/---

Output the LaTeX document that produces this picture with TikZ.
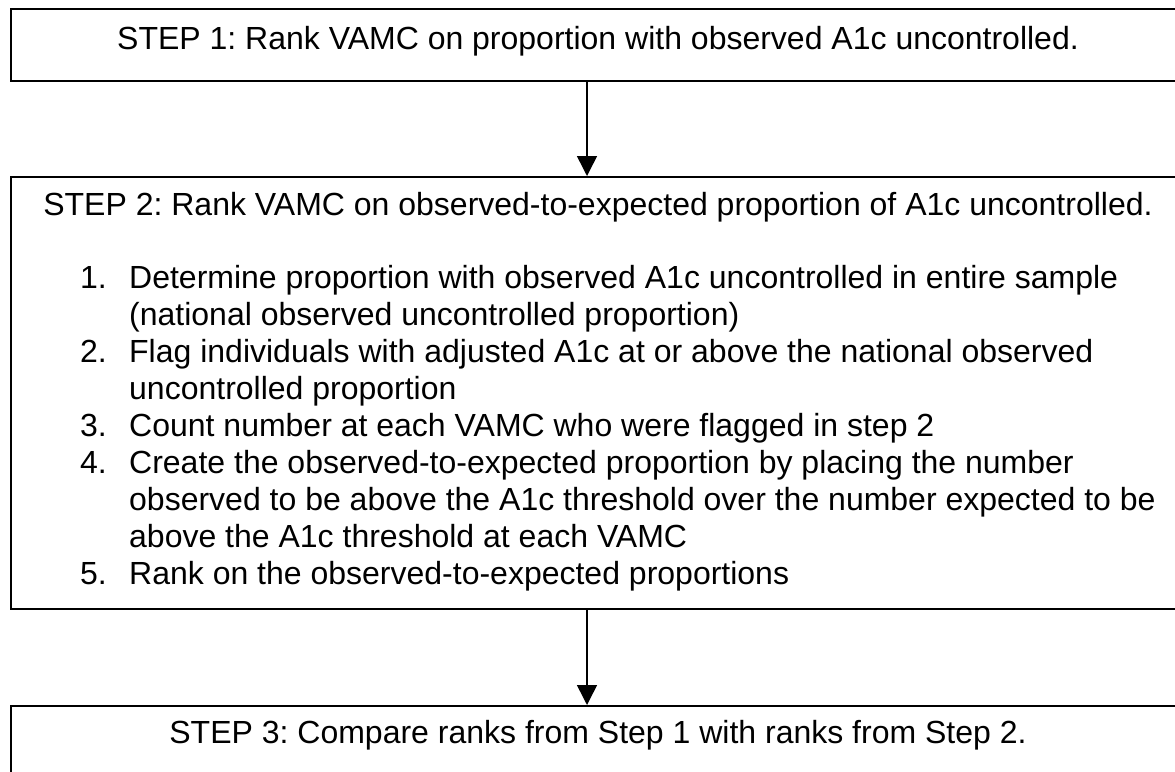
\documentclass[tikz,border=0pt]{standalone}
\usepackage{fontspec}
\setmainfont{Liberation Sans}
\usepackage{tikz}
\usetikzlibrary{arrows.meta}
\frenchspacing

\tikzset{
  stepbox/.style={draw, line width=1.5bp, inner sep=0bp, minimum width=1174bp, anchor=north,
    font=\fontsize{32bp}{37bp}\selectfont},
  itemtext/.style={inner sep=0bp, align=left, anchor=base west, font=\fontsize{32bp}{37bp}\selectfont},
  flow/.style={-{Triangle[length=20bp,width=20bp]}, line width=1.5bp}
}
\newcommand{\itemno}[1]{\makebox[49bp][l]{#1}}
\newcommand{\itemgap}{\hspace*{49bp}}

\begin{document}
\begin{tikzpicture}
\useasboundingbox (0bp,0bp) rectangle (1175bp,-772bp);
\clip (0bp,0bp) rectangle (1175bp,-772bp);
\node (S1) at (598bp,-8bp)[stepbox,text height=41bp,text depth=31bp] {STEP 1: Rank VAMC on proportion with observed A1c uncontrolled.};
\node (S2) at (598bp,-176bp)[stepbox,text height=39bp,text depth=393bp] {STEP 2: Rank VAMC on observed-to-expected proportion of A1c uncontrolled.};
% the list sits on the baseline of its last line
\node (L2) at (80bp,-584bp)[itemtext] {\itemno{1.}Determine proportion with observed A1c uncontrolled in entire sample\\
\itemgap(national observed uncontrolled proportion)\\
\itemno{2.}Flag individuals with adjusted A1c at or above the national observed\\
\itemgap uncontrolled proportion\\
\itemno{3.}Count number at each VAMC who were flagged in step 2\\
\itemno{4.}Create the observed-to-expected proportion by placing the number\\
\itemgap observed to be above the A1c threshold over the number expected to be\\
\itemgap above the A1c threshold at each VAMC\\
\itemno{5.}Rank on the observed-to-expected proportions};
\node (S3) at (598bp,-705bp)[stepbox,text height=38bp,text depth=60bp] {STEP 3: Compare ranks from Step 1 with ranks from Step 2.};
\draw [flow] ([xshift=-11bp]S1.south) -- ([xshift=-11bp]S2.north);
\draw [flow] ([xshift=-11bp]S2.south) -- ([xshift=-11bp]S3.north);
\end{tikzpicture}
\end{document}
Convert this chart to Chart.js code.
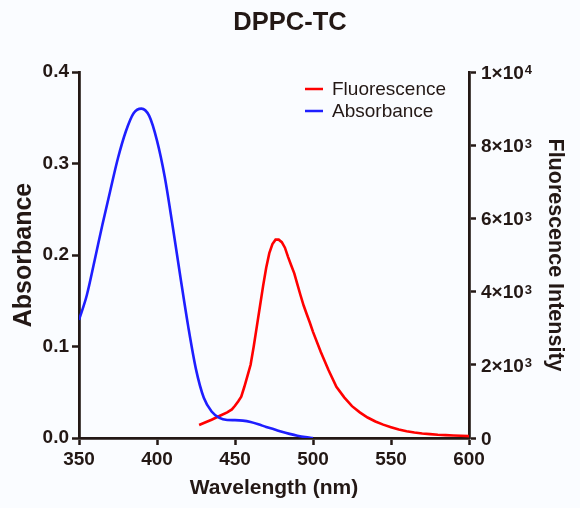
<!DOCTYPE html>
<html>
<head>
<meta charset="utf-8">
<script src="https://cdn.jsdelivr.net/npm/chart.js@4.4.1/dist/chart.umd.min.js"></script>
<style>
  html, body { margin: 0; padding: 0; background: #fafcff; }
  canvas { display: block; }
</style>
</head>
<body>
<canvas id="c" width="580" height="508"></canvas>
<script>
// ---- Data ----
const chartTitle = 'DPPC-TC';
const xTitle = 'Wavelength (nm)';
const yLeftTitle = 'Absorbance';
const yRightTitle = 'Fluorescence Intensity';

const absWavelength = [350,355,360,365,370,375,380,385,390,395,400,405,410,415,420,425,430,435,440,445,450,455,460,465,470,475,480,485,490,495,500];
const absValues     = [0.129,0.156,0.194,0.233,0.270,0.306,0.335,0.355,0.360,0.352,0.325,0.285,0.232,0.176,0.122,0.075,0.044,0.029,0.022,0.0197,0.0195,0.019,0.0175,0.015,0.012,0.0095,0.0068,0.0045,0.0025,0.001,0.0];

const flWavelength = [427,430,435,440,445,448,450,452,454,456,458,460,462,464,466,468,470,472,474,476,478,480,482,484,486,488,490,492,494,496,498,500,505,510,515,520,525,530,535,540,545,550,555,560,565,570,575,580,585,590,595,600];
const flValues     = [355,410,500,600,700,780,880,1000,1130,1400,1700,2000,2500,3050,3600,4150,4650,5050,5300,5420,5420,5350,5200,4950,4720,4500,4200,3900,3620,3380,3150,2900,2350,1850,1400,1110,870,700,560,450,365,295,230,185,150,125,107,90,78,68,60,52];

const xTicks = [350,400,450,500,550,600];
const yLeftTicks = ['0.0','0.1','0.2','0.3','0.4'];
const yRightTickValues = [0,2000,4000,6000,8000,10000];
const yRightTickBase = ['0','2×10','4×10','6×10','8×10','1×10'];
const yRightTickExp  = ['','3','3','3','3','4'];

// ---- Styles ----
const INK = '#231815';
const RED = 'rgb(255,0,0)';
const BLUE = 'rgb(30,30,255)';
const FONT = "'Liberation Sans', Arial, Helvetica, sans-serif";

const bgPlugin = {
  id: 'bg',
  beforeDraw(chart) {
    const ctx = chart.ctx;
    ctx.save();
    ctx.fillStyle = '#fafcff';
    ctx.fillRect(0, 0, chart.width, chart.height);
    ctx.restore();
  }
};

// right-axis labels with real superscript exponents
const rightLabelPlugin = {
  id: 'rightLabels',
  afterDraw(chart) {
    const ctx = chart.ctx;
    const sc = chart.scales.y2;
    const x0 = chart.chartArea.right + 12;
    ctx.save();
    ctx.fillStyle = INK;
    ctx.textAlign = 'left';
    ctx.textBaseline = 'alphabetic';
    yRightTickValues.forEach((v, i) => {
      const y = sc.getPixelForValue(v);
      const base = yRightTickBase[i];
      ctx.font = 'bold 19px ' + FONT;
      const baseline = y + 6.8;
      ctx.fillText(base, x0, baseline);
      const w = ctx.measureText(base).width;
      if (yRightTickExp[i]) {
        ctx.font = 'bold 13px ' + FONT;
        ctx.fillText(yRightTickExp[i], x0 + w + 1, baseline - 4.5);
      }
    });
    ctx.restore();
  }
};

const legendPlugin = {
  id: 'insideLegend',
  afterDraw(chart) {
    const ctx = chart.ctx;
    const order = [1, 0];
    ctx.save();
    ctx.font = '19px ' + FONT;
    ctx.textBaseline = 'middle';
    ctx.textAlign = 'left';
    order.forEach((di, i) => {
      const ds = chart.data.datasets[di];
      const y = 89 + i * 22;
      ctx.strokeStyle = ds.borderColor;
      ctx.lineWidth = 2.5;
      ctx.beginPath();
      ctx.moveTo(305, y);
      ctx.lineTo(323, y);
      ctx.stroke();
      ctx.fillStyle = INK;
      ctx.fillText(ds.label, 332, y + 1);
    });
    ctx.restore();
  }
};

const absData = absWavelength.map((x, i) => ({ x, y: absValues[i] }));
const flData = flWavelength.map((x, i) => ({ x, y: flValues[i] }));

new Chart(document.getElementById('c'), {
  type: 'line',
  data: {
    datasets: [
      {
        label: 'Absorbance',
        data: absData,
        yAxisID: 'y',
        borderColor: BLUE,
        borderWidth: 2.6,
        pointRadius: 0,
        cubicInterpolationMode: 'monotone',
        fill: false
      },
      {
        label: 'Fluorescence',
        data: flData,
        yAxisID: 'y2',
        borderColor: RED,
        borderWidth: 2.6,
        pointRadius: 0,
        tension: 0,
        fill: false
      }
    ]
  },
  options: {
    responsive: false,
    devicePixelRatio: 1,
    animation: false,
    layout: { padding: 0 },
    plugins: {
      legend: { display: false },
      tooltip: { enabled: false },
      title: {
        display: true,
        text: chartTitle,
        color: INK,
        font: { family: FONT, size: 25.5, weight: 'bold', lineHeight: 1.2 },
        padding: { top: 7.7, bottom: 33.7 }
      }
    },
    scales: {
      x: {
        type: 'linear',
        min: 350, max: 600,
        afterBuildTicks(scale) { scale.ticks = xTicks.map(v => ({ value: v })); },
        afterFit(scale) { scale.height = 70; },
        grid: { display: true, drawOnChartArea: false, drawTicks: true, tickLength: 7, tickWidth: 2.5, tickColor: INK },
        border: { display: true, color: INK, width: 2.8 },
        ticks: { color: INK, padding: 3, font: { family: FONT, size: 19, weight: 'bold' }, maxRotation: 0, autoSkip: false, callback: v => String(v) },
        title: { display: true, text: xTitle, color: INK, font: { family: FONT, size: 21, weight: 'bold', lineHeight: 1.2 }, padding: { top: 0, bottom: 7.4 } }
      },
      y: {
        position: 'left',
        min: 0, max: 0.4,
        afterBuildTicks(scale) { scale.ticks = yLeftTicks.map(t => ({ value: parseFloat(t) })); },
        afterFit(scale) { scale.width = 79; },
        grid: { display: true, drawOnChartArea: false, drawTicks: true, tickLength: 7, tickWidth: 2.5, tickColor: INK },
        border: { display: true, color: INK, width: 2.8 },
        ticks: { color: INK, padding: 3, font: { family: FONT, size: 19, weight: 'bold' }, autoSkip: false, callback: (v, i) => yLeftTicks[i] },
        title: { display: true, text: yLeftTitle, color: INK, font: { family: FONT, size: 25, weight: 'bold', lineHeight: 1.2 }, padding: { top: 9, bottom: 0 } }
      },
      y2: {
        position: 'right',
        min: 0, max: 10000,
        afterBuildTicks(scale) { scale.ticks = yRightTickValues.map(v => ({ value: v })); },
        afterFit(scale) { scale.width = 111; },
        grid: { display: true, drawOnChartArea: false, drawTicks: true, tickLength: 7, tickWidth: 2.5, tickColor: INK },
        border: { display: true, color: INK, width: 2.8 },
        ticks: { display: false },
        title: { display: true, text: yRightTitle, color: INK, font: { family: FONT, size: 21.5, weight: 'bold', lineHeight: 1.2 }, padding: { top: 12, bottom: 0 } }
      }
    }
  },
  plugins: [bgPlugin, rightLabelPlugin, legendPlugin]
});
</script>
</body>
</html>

\---

Short task: Working from the material above, state how many lines contain "with"; give only the number.

Exercise output: 6